There are a ton of features in Hue. The only issue is that Hue sometimes can be unreliable depending on your installation of it but overall is a great tool for actually “seeing” some of the concepts of Hadoop. This has been available for all of the previous courses but it is important to learn to do everything the hard way. I encourage you to just explore Hue and see what all you can do.
Let’s load some data like we did in a previous article and put a Hive table over it.
Go ahead and click File Browser and you should see this.

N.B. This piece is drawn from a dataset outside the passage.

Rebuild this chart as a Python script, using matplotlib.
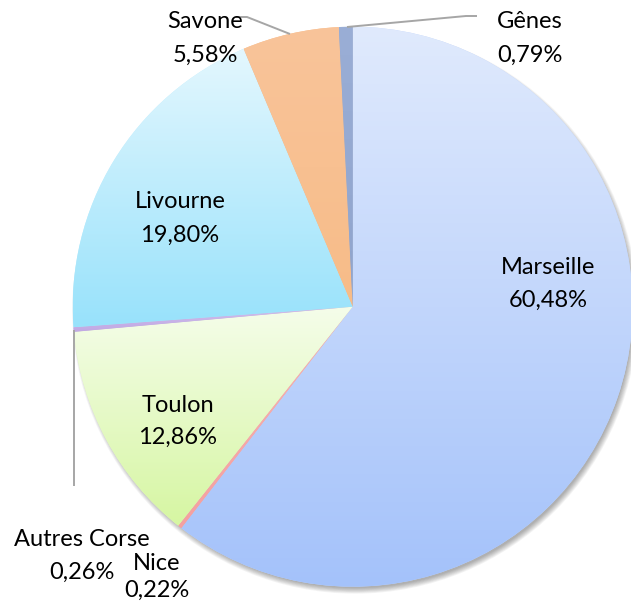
import numpy as np
import matplotlib
matplotlib.use('Agg')
import matplotlib.pyplot as plt
from matplotlib.colors import to_rgb
from matplotlib.patches import Circle

labels = ['Marseille', 'Nice', 'Toulon', 'Autres Corse', 'Livourne', 'Savone', 'Gênes']
values = [60.48, 0.22, 12.86, 0.26, 19.80, 5.58, 0.79]
pct_text = ['60,48%', '0,22%', '12,86%', '0,26%', '19,80%', '5,58%', '0,79%']
top_colors = ['#e0eafd', '#f8b4b4', '#f5fdea', '#d2c0ec', '#e4f7fe', '#f9c49a', '#9aaed6']
bottom_colors = ['#a4c2fa', '#f4a0a0', '#d6f6a2', '#c0a8e4', '#98e2fb', '#f7bc88', '#90a4cc']

# label positions (pixel coords from top-left): x, y of name line, y of percent line
label_pos = {
    'Marseille': (548, 268, 300),
    'Nice': (157, 564, 590),
    'Toulon': (178, 406, 437),
    'Autres Corse': (82, 540, 572),
    'Livourne': (180, 202, 235),
    'Savone': (205, 22, 55),
    'Gênes': (530, 22, 55),
}

W, H = 631, 605
fig = plt.figure(figsize=(W / 100, H / 100), dpi=100)
ax = fig.add_axes([0, 0, 1, 1])
cx, cy, R = 352.7, H - 306.7, 280

# soft shadow
for k in range(8):
    ax.add_patch(Circle((cx + 2.5, cy - 4), R + 3 - k * 0.8, facecolor='black',
                        edgecolor='none', alpha=0.045, zorder=0))

wedges, _ = ax.pie(values, startangle=90, counterclock=False, center=(cx, cy),
                   radius=R, frame=True,
                   wedgeprops=dict(linewidth=0))

for w, tc, bc in zip(wedges, top_colors, bottom_colors):
    ext = w.get_path().get_extents()
    t = np.linspace(0, 1, 256)[:, None]
    img = (1 - t)[..., None] * np.array(to_rgb(bc)) + t[..., None] * np.array(to_rgb(tc))
    mid = 0.5 * (np.array(to_rgb(tc)) + np.array(to_rgb(bc)))
    w.set_facecolor(mid)
    w.set_zorder(1)
    im = ax.imshow(img, extent=[ext.x0, ext.x1, ext.y0, ext.y1], origin='lower',
                   aspect='auto', interpolation='bilinear', zorder=2)
    im.set_clip_path(w)

def P(x, y):
    return x, H - y

txt_kw = dict(ha='center', va='center', fontsize=17, family='Lato', color='black', zorder=5)
for name, pct in zip(labels, pct_text):
    x, y1, y2 = label_pos[name]
    ax.text(*P(x, y1), name, **txt_kw)
    ax.text(*P(x, y2), pct, **txt_kw)

line_kw = dict(color='#a6a6a6', lw=1.4, zorder=4, solid_capstyle='butt')
# Savone leader
xs, ys = zip(*[P(236, 17), P(247, 17), P(290, 34)])
ax.plot(xs, ys, **line_kw)
# Gênes leader
xs, ys = zip(*[P(347, 27), P(466, 16), P(477, 16)])
ax.plot(xs, ys, **line_kw)
# Autres Corse leader
xs, ys = zip(*[P(74, 330), P(74, 486)])
ax.plot(xs, ys, **line_kw)

ax.set_xlim(0, W)
ax.set_ylim(0, H)
ax.set_aspect('auto')
ax.axis('off')
fig.savefig('out.png', dpi=100)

Click the backslash in front of user to get you to the / and then press New in the top right and click directory and name it moviedata. Now you should see this:
Now let’s hit the Upload -> Files and pick the movies data that we have been working with. Once it is uploaded, grab and drop the file into the moviedata directory. Now let’s click on Query Editors and then Hive. This should bring up a screen like this:
Now inside of the query box, you can put this query and the magic should happen:
CREATE EXTERNAL TABLE movies ( movieid INT, title STRING, genres ARRAY<STRING>) ROW FORMAT DELIMITED FIELDS TERMINATED BY ',' COLLECTION ITEMS TERMINATED BY "|" STORED AS TEXTFILE LOCATION '/moviedata/';
Now test it by doing a:
select * from movies;
And it should show up nice and neat. If you’re having some trouble, take a look back at the Introduction to Hive because these are the same files and similar commands, we just did them in a lot less time. Enjoy Hue! It does make a Hadoop a little more friendly!